• _GOAL_:
Leave the pictures out and quote every line from the start of the listing to the line with "from bokeh.resources import INLINE", inclusive.

== SOURCE DATA

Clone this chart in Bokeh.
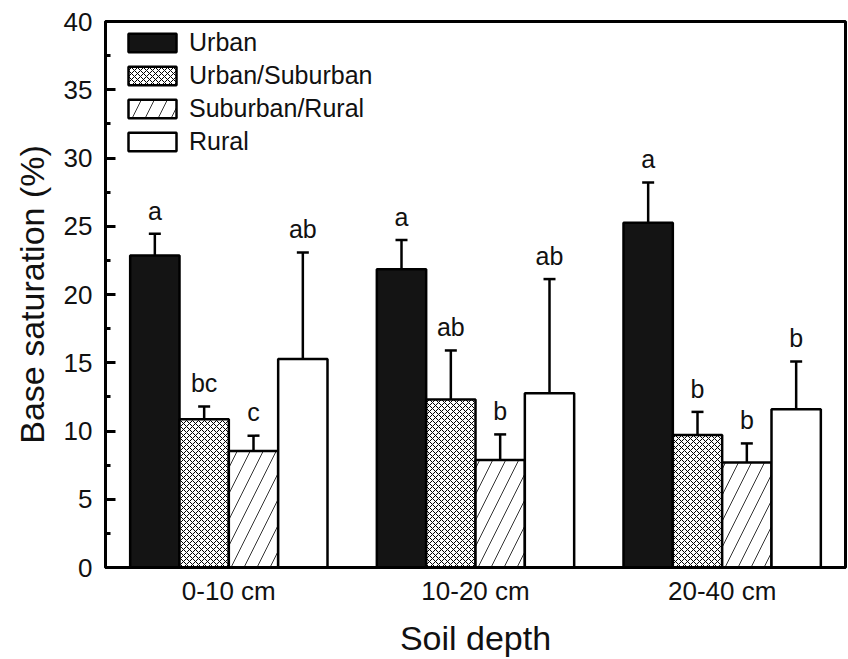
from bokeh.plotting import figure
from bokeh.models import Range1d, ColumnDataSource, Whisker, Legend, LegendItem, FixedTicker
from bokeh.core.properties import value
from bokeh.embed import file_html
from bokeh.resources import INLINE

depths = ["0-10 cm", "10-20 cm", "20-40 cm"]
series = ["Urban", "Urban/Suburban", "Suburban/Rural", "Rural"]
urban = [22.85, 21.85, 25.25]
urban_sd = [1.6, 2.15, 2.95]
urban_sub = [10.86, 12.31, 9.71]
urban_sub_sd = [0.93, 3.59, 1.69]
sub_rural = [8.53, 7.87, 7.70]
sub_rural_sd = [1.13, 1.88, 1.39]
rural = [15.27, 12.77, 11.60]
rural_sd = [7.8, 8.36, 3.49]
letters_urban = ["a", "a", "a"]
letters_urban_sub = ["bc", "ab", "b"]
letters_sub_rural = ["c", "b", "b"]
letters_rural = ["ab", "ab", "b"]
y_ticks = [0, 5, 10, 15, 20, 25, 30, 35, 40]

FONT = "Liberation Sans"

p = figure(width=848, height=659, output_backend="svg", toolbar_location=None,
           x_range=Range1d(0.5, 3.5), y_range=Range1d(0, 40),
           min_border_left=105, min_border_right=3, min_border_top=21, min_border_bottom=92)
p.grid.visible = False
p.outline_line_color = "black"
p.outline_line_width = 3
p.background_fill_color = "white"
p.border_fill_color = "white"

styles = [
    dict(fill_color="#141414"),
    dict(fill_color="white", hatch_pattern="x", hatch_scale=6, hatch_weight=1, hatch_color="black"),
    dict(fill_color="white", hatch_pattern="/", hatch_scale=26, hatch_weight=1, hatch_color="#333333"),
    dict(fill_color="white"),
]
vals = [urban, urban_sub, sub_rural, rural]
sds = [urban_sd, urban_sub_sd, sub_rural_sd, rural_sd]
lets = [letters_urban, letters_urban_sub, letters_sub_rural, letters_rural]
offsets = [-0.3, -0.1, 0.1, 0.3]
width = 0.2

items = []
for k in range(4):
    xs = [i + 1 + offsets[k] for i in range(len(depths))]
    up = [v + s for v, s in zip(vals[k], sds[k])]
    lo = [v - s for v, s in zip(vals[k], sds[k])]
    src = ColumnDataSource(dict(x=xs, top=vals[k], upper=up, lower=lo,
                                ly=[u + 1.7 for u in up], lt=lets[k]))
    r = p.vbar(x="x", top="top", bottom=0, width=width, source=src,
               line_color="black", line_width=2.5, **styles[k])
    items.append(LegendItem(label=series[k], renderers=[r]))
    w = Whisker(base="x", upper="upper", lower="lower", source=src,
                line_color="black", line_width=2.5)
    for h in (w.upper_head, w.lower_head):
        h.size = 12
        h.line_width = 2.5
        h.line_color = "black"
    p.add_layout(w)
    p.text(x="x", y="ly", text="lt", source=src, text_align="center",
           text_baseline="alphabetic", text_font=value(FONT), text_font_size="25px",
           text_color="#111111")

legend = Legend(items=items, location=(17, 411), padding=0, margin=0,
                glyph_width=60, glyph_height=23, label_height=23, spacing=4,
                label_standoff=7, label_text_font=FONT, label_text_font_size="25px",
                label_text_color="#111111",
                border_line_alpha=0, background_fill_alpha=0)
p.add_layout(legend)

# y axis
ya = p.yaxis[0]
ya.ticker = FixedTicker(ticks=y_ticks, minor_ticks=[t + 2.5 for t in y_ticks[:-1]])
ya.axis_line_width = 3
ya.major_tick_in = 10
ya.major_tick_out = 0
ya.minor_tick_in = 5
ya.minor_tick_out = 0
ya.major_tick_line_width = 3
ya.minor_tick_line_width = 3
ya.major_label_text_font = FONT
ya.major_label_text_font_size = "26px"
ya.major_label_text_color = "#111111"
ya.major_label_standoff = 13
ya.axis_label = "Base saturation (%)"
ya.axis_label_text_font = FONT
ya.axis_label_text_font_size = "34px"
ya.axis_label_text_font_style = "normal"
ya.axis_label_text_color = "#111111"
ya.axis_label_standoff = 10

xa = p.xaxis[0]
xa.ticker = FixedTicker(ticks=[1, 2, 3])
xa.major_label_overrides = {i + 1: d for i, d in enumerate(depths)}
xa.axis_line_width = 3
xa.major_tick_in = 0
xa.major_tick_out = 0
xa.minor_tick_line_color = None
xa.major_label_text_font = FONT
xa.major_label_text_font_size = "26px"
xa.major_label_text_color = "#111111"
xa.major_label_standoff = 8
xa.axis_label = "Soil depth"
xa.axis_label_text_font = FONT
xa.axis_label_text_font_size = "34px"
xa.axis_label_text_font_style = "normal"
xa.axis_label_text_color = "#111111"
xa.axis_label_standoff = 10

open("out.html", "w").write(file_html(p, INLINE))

====

• _EXERCISE ANSWER_:
Clone this chart in Bokeh.
from bokeh.plotting import figure
from bokeh.models import Range1d, ColumnDataSource, Whisker, Legend, LegendItem, FixedTicker
from bokeh.core.properties import value
from bokeh.embed import file_html
from bokeh.resources import INLINE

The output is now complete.